• [WHAT THE TASK ASKS]: Write out the data below in full. Keep it exact.

━━━ DATASET EXCERPT ━━━

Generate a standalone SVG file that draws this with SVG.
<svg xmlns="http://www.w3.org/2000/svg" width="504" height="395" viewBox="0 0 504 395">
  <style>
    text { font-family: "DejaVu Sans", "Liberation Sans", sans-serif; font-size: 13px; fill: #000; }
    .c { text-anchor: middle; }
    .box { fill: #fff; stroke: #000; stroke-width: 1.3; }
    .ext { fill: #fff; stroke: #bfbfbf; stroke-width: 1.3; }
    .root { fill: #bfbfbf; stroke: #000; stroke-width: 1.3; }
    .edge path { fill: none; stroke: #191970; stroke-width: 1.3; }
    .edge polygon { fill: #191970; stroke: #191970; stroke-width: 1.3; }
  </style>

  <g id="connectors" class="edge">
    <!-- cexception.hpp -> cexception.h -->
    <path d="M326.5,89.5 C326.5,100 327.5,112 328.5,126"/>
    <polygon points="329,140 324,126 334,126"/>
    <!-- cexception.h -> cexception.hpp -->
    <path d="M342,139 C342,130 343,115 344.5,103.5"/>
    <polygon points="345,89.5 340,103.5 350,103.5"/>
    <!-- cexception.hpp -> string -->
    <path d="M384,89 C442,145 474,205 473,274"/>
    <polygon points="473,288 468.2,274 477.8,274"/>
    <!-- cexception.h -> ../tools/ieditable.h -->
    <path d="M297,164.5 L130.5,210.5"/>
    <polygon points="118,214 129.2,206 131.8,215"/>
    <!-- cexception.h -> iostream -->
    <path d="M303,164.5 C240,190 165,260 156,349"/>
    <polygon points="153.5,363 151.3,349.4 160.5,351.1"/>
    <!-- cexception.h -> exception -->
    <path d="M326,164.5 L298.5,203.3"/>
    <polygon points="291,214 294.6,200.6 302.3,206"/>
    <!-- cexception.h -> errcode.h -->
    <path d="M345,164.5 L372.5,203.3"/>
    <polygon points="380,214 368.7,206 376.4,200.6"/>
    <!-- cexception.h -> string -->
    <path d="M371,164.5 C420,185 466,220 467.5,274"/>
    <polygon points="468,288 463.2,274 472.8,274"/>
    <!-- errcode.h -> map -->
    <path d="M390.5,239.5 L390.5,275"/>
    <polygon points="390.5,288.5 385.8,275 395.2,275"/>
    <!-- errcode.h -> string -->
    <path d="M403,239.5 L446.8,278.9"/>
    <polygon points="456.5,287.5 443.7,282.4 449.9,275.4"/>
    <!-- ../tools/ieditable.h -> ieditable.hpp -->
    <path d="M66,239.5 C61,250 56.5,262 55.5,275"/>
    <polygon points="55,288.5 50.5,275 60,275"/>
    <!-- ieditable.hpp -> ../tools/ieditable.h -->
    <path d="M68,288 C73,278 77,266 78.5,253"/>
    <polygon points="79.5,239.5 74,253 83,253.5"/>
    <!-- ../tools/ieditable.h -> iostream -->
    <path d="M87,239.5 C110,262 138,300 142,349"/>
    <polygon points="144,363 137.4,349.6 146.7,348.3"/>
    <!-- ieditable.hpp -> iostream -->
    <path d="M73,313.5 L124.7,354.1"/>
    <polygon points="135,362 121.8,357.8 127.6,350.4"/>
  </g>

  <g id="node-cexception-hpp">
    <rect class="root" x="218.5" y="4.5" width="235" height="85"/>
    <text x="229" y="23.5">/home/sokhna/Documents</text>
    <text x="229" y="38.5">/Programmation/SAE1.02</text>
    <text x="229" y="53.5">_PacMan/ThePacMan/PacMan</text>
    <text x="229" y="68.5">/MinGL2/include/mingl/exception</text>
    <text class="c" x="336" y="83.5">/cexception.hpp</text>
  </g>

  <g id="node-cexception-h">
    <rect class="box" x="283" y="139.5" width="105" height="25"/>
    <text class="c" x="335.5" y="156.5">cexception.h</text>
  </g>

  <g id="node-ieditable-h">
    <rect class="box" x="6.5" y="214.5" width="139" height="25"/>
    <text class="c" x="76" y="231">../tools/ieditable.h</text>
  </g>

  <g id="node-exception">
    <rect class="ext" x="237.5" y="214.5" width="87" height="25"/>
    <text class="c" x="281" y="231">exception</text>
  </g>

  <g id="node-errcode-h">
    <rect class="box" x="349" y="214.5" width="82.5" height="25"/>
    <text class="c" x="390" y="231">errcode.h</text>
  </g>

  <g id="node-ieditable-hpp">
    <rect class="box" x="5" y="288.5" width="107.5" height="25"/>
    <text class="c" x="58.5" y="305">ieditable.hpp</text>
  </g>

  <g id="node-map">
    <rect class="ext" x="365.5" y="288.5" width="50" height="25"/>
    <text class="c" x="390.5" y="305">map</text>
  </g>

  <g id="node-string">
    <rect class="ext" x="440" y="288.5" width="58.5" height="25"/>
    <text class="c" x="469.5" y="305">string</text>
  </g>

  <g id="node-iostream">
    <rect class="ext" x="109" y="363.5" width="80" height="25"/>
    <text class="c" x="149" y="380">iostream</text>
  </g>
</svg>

━━━

• [RESULT OF THIS EXERCISE]:
Generate a standalone SVG file that draws this with SVG.
<svg xmlns="http://www.w3.org/2000/svg" width="504" height="395" viewBox="0 0 504 395">
  <style>
    text { font-family: "DejaVu Sans", "Liberation Sans", sans-serif; font-size: 13px; fill: #000; }
    .c { text-anchor: middle; }
    .box { fill: #fff; stroke: #000; stroke-width: 1.3; }
    .ext { fill: #fff; stroke: #bfbfbf; stroke-width: 1.3; }
    .root { fill: #bfbfbf; stroke: #000; stroke-width: 1.3; }
    .edge path { fill: none; stroke: #191970; stroke-width: 1.3; }
    .edge polygon { fill: #191970; stroke: #191970; stroke-width: 1.3; }
  </style>

  <g id="connectors" class="edge">
    <!-- cexception.hpp -> cexception.h -->
    <path d="M326.5,89.5 C326.5,100 327.5,112 328.5,126"/>
    <polygon points="329,140 324,126 334,126"/>
    <!-- cexception.h -> cexception.hpp -->
    <path d="M342,139 C342,130 343,115 344.5,103.5"/>
    <polygon points="345,89.5 340,103.5 350,103.5"/>
    <!-- cexception.hpp -> string -->
    <path d="M384,89 C442,145 474,205 473,274"/>
    <polygon points="473,288 468.2,274 477.8,274"/>
    <!-- cexception.h -> ../tools/ieditable.h -->
    <path d="M297,164.5 L130.5,210.5"/>
    <polygon points="118,214 129.2,206 131.8,215"/>
    <!-- cexception.h -> iostream -->
    <path d="M303,164.5 C240,190 165,260 156,349"/>
    <polygon points="153.5,363 151.3,349.4 160.5,351.1"/>
    <!-- cexception.h -> exception -->
    <path d="M326,164.5 L298.5,203.3"/>
    <polygon points="291,214 294.6,200.6 302.3,206"/>
    <!-- cexception.h -> errcode.h -->
    <path d="M345,164.5 L372.5,203.3"/>
    <polygon points="380,214 368.7,206 376.4,200.6"/>
    <!-- cexception.h -> string -->
    <path d="M371,164.5 C420,185 466,220 467.5,274"/>
    <polygon points="468,288 463.2,274 472.8,274"/>
    <!-- errcode.h -> map -->
    <path d="M390.5,239.5 L390.5,275"/>
    <polygon points="390.5,288.5 385.8,275 395.2,275"/>
    <!-- errcode.h -> string -->
    <path d="M403,239.5 L446.8,278.9"/>
    <polygon points="456.5,287.5 443.7,282.4 449.9,275.4"/>
    <!-- ../tools/ieditable.h -> ieditable.hpp -->
    <path d="M66,239.5 C61,250 56.5,262 55.5,275"/>
    <polygon points="55,288.5 50.5,275 60,275"/>
    <!-- ieditable.hpp -> ../tools/ieditable.h -->
    <path d="M68,288 C73,278 77,266 78.5,253"/>
    <polygon points="79.5,239.5 74,253 83,253.5"/>
    <!-- ../tools/ieditable.h -> iostream -->
    <path d="M87,239.5 C110,262 138,300 142,349"/>
    <polygon points="144,363 137.4,349.6 146.7,348.3"/>
    <!-- ieditable.hpp -> iostream -->
    <path d="M73,313.5 L124.7,354.1"/>
    <polygon points="135,362 121.8,357.8 127.6,350.4"/>
  </g>

  <g id="node-cexception-hpp">
    <rect class="root" x="218.5" y="4.5" width="235" height="85"/>
    <text x="229" y="23.5">/home/sokhna/Documents</text>
    <text x="229" y="38.5">/Programmation/SAE1.02</text>
    <text x="229" y="53.5">_PacMan/ThePacMan/PacMan</text>
    <text x="229" y="68.5">/MinGL2/include/mingl/exception</text>
    <text class="c" x="336" y="83.5">/cexception.hpp</text>
  </g>

  <g id="node-cexception-h">
    <rect class="box" x="283" y="139.5" width="105" height="25"/>
    <text class="c" x="335.5" y="156.5">cexception.h</text>
  </g>

  <g id="node-ieditable-h">
    <rect class="box" x="6.5" y="214.5" width="139" height="25"/>
    <text class="c" x="76" y="231">../tools/ieditable.h</text>
  </g>

  <g id="node-exception">
    <rect class="ext" x="237.5" y="214.5" width="87" height="25"/>
    <text class="c" x="281" y="231">exception</text>
  </g>

  <g id="node-errcode-h">
    <rect class="box" x="349" y="214.5" width="82.5" height="25"/>
    <text class="c" x="390" y="231">errcode.h</text>
  </g>

  <g id="node-ieditable-hpp">
    <rect class="box" x="5" y="288.5" width="107.5" height="25"/>
    <text class="c" x="58.5" y="305">ieditable.hpp</text>
  </g>

  <g id="node-map">
    <rect class="ext" x="365.5" y="288.5" width="50" height="25"/>
    <text class="c" x="390.5" y="305">map</text>
  </g>

  <g id="node-string">
    <rect class="ext" x="440" y="288.5" width="58.5" height="25"/>
    <text class="c" x="469.5" y="305">string</text>
  </g>

  <g id="node-iostream">
    <rect class="ext" x="109" y="363.5" width="80" height="25"/>
    <text class="c" x="149" y="380">iostream</text>
  </g>
</svg>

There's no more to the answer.